DATA FOR THIS EXERCISE |
════════════════════
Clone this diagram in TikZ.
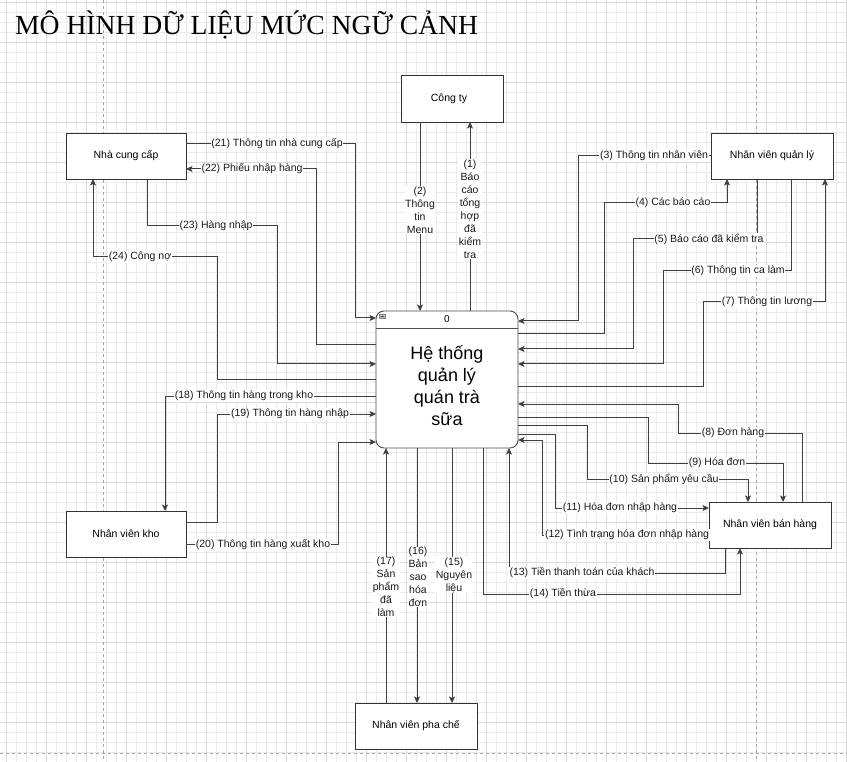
════════════════════
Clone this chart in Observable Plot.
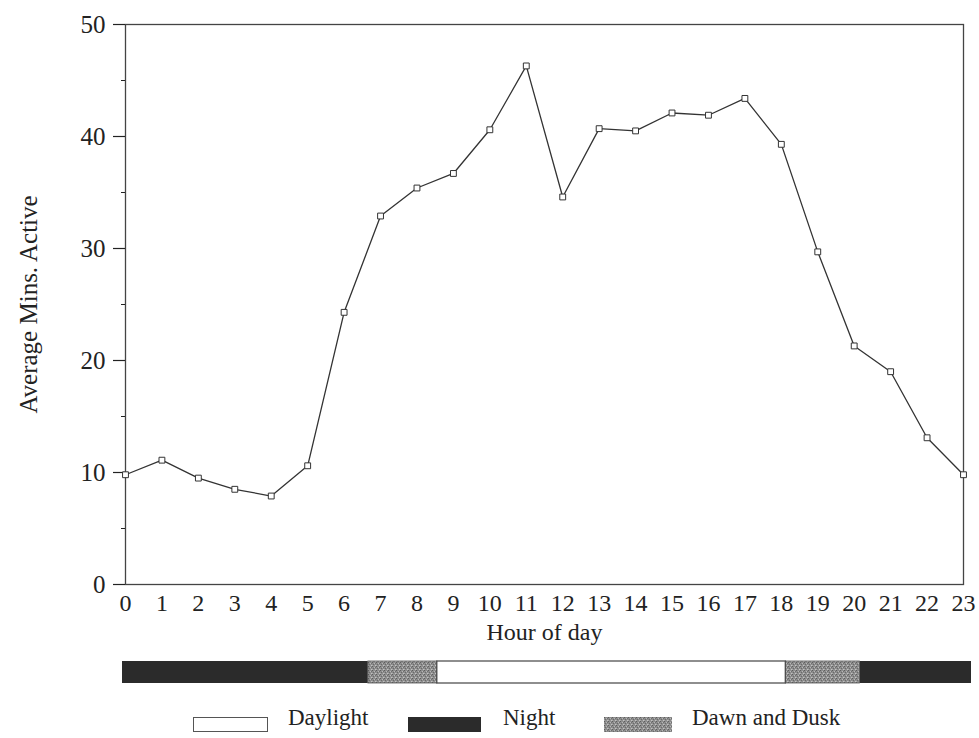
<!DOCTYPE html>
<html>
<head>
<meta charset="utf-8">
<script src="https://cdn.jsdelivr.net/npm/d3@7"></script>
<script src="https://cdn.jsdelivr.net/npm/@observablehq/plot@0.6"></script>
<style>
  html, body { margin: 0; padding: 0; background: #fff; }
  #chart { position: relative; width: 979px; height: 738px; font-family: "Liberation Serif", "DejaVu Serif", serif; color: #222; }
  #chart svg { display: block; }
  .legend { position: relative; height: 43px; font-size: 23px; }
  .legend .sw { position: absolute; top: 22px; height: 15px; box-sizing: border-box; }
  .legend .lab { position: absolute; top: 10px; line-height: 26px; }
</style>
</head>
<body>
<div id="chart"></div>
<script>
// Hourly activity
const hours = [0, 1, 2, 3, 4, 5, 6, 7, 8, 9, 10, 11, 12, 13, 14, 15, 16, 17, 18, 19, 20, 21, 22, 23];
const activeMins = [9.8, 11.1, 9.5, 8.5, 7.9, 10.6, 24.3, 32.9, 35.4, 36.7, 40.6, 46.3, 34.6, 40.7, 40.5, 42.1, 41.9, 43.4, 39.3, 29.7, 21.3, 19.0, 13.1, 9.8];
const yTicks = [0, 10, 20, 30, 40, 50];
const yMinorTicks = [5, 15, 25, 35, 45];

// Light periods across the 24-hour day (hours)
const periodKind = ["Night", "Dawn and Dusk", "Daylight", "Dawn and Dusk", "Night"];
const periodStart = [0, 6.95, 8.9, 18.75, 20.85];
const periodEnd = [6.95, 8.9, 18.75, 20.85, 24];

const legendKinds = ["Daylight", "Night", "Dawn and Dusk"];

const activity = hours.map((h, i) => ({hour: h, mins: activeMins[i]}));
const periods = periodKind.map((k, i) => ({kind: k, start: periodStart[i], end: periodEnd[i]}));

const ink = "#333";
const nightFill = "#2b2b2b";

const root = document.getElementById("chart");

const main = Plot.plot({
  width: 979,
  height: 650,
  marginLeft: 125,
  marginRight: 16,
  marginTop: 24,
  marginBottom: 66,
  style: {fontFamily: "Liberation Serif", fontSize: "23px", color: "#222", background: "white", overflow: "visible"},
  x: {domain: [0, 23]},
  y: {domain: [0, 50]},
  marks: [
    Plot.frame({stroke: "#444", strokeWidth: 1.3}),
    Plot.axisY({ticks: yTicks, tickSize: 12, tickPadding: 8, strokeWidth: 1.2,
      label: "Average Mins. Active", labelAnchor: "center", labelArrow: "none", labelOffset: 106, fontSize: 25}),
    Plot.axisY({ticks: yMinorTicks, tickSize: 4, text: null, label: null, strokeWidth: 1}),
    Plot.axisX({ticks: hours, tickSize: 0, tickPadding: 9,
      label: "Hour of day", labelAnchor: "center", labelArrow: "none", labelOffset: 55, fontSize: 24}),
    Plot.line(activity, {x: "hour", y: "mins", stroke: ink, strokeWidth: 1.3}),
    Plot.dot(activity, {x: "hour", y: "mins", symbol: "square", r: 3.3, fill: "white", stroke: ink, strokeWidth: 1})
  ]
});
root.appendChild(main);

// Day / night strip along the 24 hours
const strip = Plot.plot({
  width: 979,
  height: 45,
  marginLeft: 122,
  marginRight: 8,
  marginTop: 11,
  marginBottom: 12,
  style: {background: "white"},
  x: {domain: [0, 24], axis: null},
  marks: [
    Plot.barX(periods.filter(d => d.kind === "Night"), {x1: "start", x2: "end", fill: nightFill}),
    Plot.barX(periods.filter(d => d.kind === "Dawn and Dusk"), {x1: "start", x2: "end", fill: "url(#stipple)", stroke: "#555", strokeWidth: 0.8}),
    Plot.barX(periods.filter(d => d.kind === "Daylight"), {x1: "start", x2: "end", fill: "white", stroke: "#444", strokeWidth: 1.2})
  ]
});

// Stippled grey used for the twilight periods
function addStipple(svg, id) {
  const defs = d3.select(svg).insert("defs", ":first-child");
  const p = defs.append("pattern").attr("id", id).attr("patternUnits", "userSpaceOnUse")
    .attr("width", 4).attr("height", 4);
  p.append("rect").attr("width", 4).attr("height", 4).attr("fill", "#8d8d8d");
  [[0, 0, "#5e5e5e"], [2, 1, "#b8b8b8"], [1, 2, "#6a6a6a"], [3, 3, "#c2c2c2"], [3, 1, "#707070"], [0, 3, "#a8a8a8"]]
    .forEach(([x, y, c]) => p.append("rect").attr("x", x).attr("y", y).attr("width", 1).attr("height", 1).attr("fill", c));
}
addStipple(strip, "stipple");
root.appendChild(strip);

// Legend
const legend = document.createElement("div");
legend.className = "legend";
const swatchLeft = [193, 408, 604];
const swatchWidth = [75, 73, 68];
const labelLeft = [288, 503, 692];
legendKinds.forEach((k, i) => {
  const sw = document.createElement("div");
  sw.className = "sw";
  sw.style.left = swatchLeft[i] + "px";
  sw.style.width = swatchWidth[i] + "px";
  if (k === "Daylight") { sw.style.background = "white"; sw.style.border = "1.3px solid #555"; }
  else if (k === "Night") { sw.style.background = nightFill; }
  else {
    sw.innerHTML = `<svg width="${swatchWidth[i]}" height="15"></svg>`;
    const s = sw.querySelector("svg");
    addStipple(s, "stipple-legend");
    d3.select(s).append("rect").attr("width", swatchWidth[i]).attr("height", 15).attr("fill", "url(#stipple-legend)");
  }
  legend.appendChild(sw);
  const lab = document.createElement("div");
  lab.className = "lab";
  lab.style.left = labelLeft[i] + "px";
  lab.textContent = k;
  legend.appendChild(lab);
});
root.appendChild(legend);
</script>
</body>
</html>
════════════════════
Copy all lines from the material that hold "Clone".

Clone this diagram in TikZ.
Clone this chart in Observable Plot.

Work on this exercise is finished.